━━━━━ SUPPLIED INFORMATION ━━━━━

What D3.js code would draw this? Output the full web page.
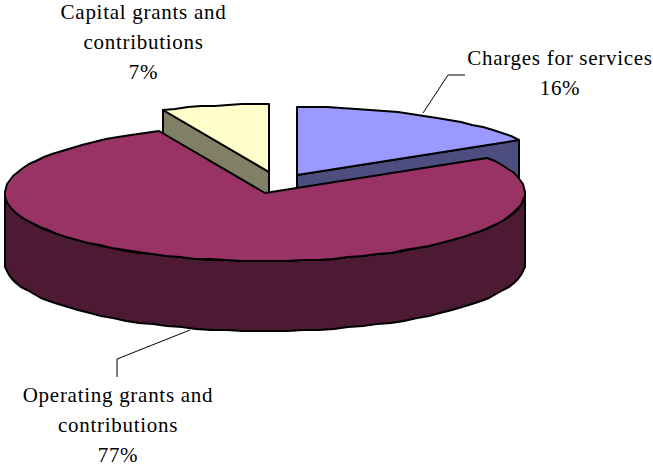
<!DOCTYPE html>
<html>
<head>
<meta charset="utf-8">
<script src="https://cdn.jsdelivr.net/npm/d3@7"></script>
<style>
  html, body { margin: 0; padding: 0; background: #fff; }
  svg { display: block; }
  text { font-family: "Liberation Serif", serif; font-size: 21px; letter-spacing: 0.72px; fill: #000; text-anchor: middle; }
</style>
</head>
<body>
<div id="chart"></div>
<script>
const categories = ["Charges for services", "Operating grants and contributions", "Capital grants and contributions"];
const shares = [16.3, 77.0, 6.7];
const labelLines = [["Charges for services"], ["Operating grants and", "contributions"], ["Capital grants and", "contributions"]];

const topColors = ["#9999ff", "#993366", "#ffffcc"];
const sideColors = ["#4d4d80", "#4d1a33", "#808066"];

const width = 653, height = 466;
const cx = 265, cy = 193, rx = 260, ry = 68, depth = 70;

// how far each slice is pulled out of the pie, and where its label sits
const offsets = [[32, -18], [0, 0], [4, -21]];
const labelPos = [[560, 65], [118, 402], [143.5, 19]];
const leaders = [
  [[423, 113], [448, 75], [465, 75]],
  [[190, 330], [117, 359], [117, 377]],
];

const svg = d3.select("#chart").append("svg")
  .attr("width", width)
  .attr("height", height);

const pie = d3.pie().sort(null).value(d => d);
const slices = pie(shares);

// d3 pie angles run clockwise from 12 o'clock, squash the circle to get the tilt
const px = d3.scaleLinear().domain([-1, 1]).range([cx - rx, cx + rx]);
const py = d3.scaleLinear().domain([-1, 1]).range([cy - ry, cy + ry]);
// whole pixels only, that gives the rim its small steps
const rim = (a, off, dz = 0) => [
  Math.round(px(Math.sin(a)) + off[0]),
  Math.round(py(-Math.cos(a)) + off[1] + dz),
];
const line = d3.line();

function sample(a0, a1, off, dz) {
  const n = Math.max(2, Math.ceil(Math.abs(a1 - a0) / 0.06));
  return d3.range(n + 1).map(i => rim(a0 + (a1 - a0) * i / n, off, dz));
}

function drawShape(pts, fill) {
  svg.append("path")
    .attr("d", line(pts) + "Z")
    .attr("fill", fill)
    .attr("stroke", "#000")
    .attr("stroke-width", 2)
    .attr("stroke-linejoin", "round");
}

// walls of the pulled out slices go first, the big slice covers them
[0, 2].forEach(i => {
  const s = slices[i], off = offsets[i];
  const apex = [px(0) + off[0], py(0) + off[1]];
  const edge = i === 0 ? s.endAngle : s.startAngle;
  const corner = rim(edge, off);
  drawShape([apex, corner, [corner[0], corner[1] + depth], [apex[0], apex[1] + depth]], sideColors[i]);
});

// outer wall of the big slice, only the front half shows
const big = slices[1], bigOff = offsets[1];
const frontStart = Math.PI / 2, frontEnd = Math.PI * 1.5;
drawShape(
  sample(frontStart, frontEnd, bigOff, 0).concat(sample(frontEnd, frontStart, bigOff, depth)),
  sideColors[1]
);

slices.forEach((s, i) => {
  const off = offsets[i];
  const apex = [px(0) + off[0], py(0) + off[1]];
  drawShape([apex].concat(sample(s.startAngle, s.endAngle, off, 0)), topColors[i]);
});

leaders.forEach(pts => {
  svg.append("path")
    .attr("d", line(pts))
    .attr("fill", "none")
    .attr("stroke", "#000")
    .attr("stroke-width", 1);
});

// name lines then the rounded share
slices.forEach((s, i) => {
  const t = svg.append("text")
    .attr("x", labelPos[i][0])
    .attr("y", labelPos[i][1]);
  labelLines[i].concat([Math.round(shares[i]) + "%"]).forEach((l, j) => {
    t.append("tspan")
      .attr("x", labelPos[i][0])
      .attr("dy", j ? 30 : 0)
      .text(l);
  });
});
</script>
</body>
</html>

━━━━━

> **AIM**
Set every line down exactly as written, leaving each picture out.

> **REPLY TO THE TASK**
What D3.js code would draw this? Output the full web page.
<!DOCTYPE html>
<html>
<head>
<meta charset="utf-8">
<script src="https://cdn.jsdelivr.net/npm/d3@7"></script>
<style>
  html, body { margin: 0; padding: 0; background: #fff; }
  svg { display: block; }
  text { font-family: "Liberation Serif", serif; font-size: 21px; letter-spacing: 0.72px; fill: #000; text-anchor: middle; }
</style>
</head>
<body>
<div id="chart"></div>
<script>
const categories = ["Charges for services", "Operating grants and contributions", "Capital grants and contributions"];
const shares = [16.3, 77.0, 6.7];
const labelLines = [["Charges for services"], ["Operating grants and", "contributions"], ["Capital grants and", "contributions"]];

const topColors = ["#9999ff", "#993366", "#ffffcc"];
const sideColors = ["#4d4d80", "#4d1a33", "#808066"];

const width = 653, height = 466;
const cx = 265, cy = 193, rx = 260, ry = 68, depth = 70;

// how far each slice is pulled out of the pie, and where its label sits
const offsets = [[32, -18], [0, 0], [4, -21]];
const labelPos = [[560, 65], [118, 402], [143.5, 19]];
const leaders = [
  [[423, 113], [448, 75], [465, 75]],
  [[190, 330], [117, 359], [117, 377]],
];

const svg = d3.select("#chart").append("svg")
  .attr("width", width)
  .attr("height", height);

const pie = d3.pie().sort(null).value(d => d);
const slices = pie(shares);

// d3 pie angles run clockwise from 12 o'clock, squash the circle to get the tilt
const px = d3.scaleLinear().domain([-1, 1]).range([cx - rx, cx + rx]);
const py = d3.scaleLinear().domain([-1, 1]).range([cy - ry, cy + ry]);
// whole pixels only, that gives the rim its small steps
const rim = (a, off, dz = 0) => [
  Math.round(px(Math.sin(a)) + off[0]),
  Math.round(py(-Math.cos(a)) + off[1] + dz),
];
const line = d3.line();

function sample(a0, a1, off, dz) {
  const n = Math.max(2, Math.ceil(Math.abs(a1 - a0) / 0.06));
  return d3.range(n + 1).map(i => rim(a0 + (a1 - a0) * i / n, off, dz));
}

function drawShape(pts, fill) {
  svg.append("path")
    .attr("d", line(pts) + "Z")
    .attr("fill", fill)
    .attr("stroke", "#000")
    .attr("stroke-width", 2)
    .attr("stroke-linejoin", "round");
}

// walls of the pulled out slices go first, the big slice covers them
[0, 2].forEach(i => {
  const s = slices[i], off = offsets[i];
  const apex = [px(0) + off[0], py(0) + off[1]];
  const edge = i === 0 ? s.endAngle : s.startAngle;
  const corner = rim(edge, off);
  drawShape([apex, corner, [corner[0], corner[1] + depth], [apex[0], apex[1] + depth]], sideColors[i]);
});

// outer wall of the big slice, only the front half shows
const big = slices[1], bigOff = offsets[1];
const frontStart = Math.PI / 2, frontEnd = Math.PI * 1.5;
drawShape(
  sample(frontStart, frontEnd, bigOff, 0).concat(sample(frontEnd, frontStart, bigOff, depth)),
  sideColors[1]
);

slices.forEach((s, i) => {
  const off = offsets[i];
  const apex = [px(0) + off[0], py(0) + off[1]];
  drawShape([apex].concat(sample(s.startAngle, s.endAngle, off, 0)), topColors[i]);
});

leaders.forEach(pts => {
  svg.append("path")
    .attr("d", line(pts))
    .attr("fill", "none")
    .attr("stroke", "#000")
    .attr("stroke-width", 1);
});

// name lines then the rounded share
slices.forEach((s, i) => {
  const t = svg.append("text")
    .attr("x", labelPos[i][0])
    .attr("y", labelPos[i][1]);
  labelLines[i].concat([Math.round(shares[i]) + "%"]).forEach((l, j) => {
    t.append("tspan")
      .attr("x", labelPos[i][0])
      .attr("dy", j ? 30 : 0)
      .text(l);
  });
});
</script>
</body>
</html>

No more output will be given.